I can't pin down the year but it was probably in the late 1980s that I went to a talk she gave at UCI called "Writing for Yourself." I sat spellbound as she shared how it was that she came to write such a column and why it was important to her to do it. It was far and away the most life-changing talk I'd ever heard. I knew she was talking to me.
I have always written. I think I had a pattern to follow: from my earliest years I can remember my mother at her old typewriter "writing." In my files I have a copy of a 1941 letter of acceptance sent to her by a religious publishing company for an article that would appear in a handout to Sunday School children. Along with this letter was clipped a crisp $1 bill. This was the only thing she ever published, but she kept on writing all her life.
She also told me of my great-grandma Louise Hall Ryland being the ghost writer for a book on Caldwell, Kansas, where she lived. The family was very proud of her (although later critics called it 'purple prose.)
My younger sister also was a writer; her first recognition (and last) was winning $200 at a Forest Lawn-sponsored writing contest while a student at George Pepperdine College. She was far better than I at writing, but she had no drive for it. Yet when I did my self-published Istanbul cemetery book she edited it for me and it was oh, so helpful.
I have always written. The other day in tidying up my files I found once again all my school report cards from 1st through 12th grade, which had been bundled up and saved by my mother. I looked through them again and was shocked at how many of them had teachers' notes to the effect that I was "a good little writer." (Well, in the later years they didn't use "little"!)
It was Miv Schaaf who gave me permission to write for myself without waiting to publish. My first husband, who was lazy, always nagged me to write a novel so we could have more money. I don't think in "novels". Non-fiction was always my love. But I felt there was not much of a market for someone as mundane as I was, and I certainly was never a "creative" writer or thinker. But oh, how good I feel when I write something I like!

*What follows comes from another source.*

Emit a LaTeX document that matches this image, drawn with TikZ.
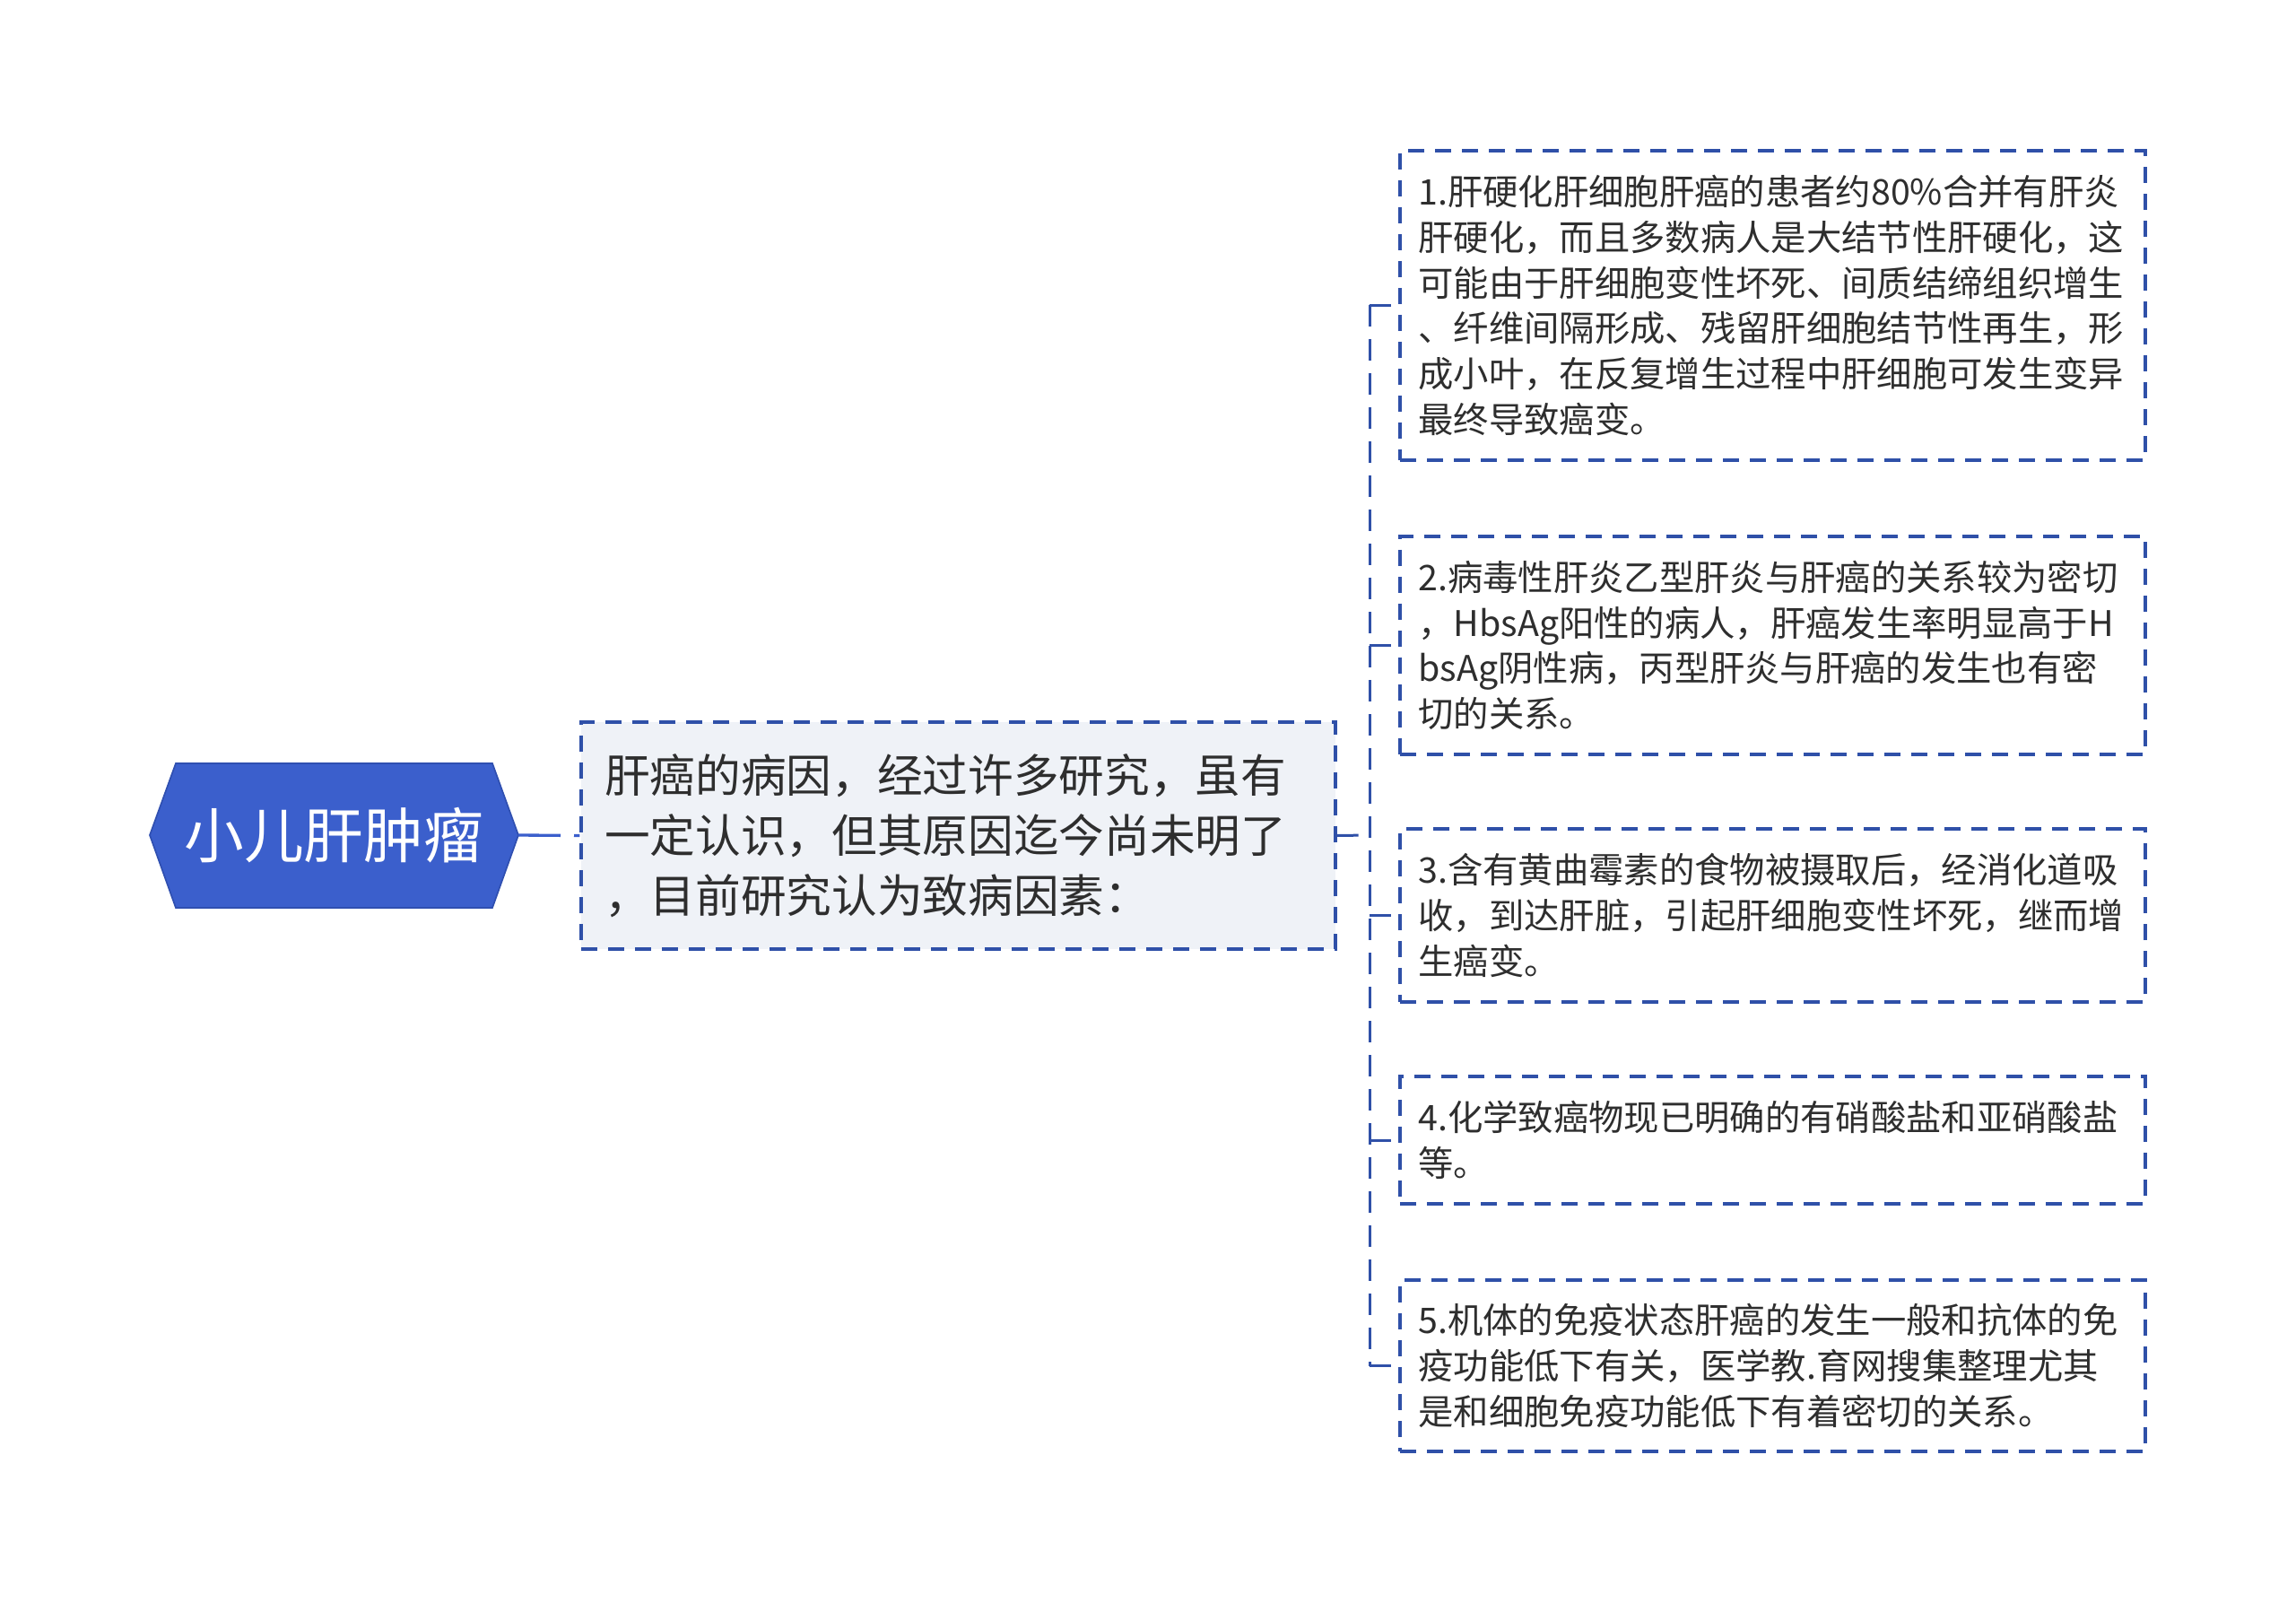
\documentclass[tikz,border=0pt]{standalone}
\usepackage{fontspec}
\setmainfont{Noto Sans CJK SC}
\definecolor{hexblue}{HTML}{3B5FCC}
\definecolor{hexedge}{HTML}{2F4FB0}
\definecolor{lineblue}{HTML}{2F50A8}
\definecolor{txt}{HTML}{2E2E2E}
\definecolor{midfill}{HTML}{EFF2F7}
\tikzset{
  leafbox/.style={draw=lineblue, line width=1pt, dash pattern=on 5.4pt off 3.6pt,
    text=txt, font=\fontsize{11.8pt}{15.2pt}\selectfont, align=left,
    text width=237pt, inner xsep=6.15pt, inner ysep=0pt, anchor=center},
  midbox/.style={draw=lineblue, fill=midfill, line width=1pt, dash pattern=on 5.4pt off 3.6pt,
    text=txt, font=\fontsize{15.2pt}{20.1pt}\selectfont, align=left,
    text width=236.7pt, inner xsep=7.8pt, inner ysep=0pt, minimum height=75.9pt, anchor=center},
  conn/.style={draw=lineblue, line width=0.9pt, dash pattern=on 7.2pt off 4.2pt},
  rootconn/.style={draw=hexblue, line width=1pt, dash pattern=on 14.1pt off 4.5pt},
  roottext/.style={text=white, font=\fontsize{20pt}{24pt}\selectfont, inner sep=0pt}
}
\begin{document}
\begin{tikzpicture}[x=0.3pt, y=-0.3pt]
\useasboundingbox (0,0) rectangle (2560,1787);
% root hexagon
\filldraw[fill=hexblue, draw=hexedge, line width=0.5pt] (167,931) -- (196,851) -- (549,851) -- (578,931) -- (549,1012) -- (196,1012) -- cycle;
\node[roottext] (root) at (372,931) {小儿肝肿瘤};
\coordinate (rootE) at (578,931);
% middle box
\node[midbox] (mid) at (1068.5,931.5) {肝癌的病因，经过许多研究，虽有\\一定认识，但其原因迄今尚未明了\\，目前研究认为致病因素：};
% leaf boxes
\node[leafbox, minimum height=103.5pt] (b1) at (1976.5,340.5) {1.肝硬化肝细胞肝癌的患者约80\%合并有肝炎\\肝硬化，而且多数病人是大结节性肝硬化，这\\可能由于肝细胞变性坏死、间质结缔组织增生\\、纤维间隔形成、残留肝细胞结节性再生，形\\成小叶，在反复增生过程中肝细胞可发生变异\\最终导致癌变。};
\node[leafbox, minimum height=72.9pt] (b2) at (1976.5,719.5) {2.病毒性肝炎乙型肝炎与肝癌的关系较为密切\\，HbsAg阳性的病人，肝癌发生率明显高于H\\bsAg阴性病，丙型肝炎与肝癌的发生也有密\\切的关系。};
\node[leafbox, minimum height=57.9pt] (b3) at (1976.5,1020.5) {3.含有黄曲霉素的食物被摄取后，经消化道吸\\收，到达肝脏，引起肝细胞变性坏死，继而增\\生癌变。};
\node[leafbox, minimum height=42.6pt] (b4) at (1976.5,1271) {4.化学致癌物现已明确的有硝酸盐和亚硝酸盐\\等。};
\node[leafbox, minimum height=57.3pt] (b5) at (1976.5,1522.5) {5.机体的免疫状态肝癌的发生一般和抗体的免\\疫功能低下有关，医学教.育网搜集整理尤其\\是和细胞免疫功能低下有着密切的关系。};
% connectors
\draw[rootconn] (rootE) -- (mid.west);
\coordinate (sp) at (1527,931);
\draw[conn] (mid.east) -- (sp);
\draw[conn] (sp |- b1.west) -- (sp |- b5.west);
\foreach \b in {b1,b2,b3,b4,b5}{
  \draw[conn] (sp |- \b.west) -- (\b.west);
}
\end{tikzpicture}
\end{document}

I think my kids are "sort of" aware that I do a lot of writing. I hope when I'm gone they will want to tackle some of it to see just who their mom was. But alas, I suspect I will fall in the category of Rev. Abner Peet as expressed in Edgar Masters' Spoon River Anthology.
I had no objection at all
To selling my household effects at auction
On the village square.
It gave my beloved flock the chance
To get something which had belonged to me
For a memorial.
But that trunk which was struck off
To Burchard, the grog-keeper!
Did you know it contained the manuscripts
Of a lifetime of sermons?
And he burned them as waste paper.
Nevertheless, I owe my pleasure in writing directly to Miv....her legacy to me was making me understand that writing for myself was OK!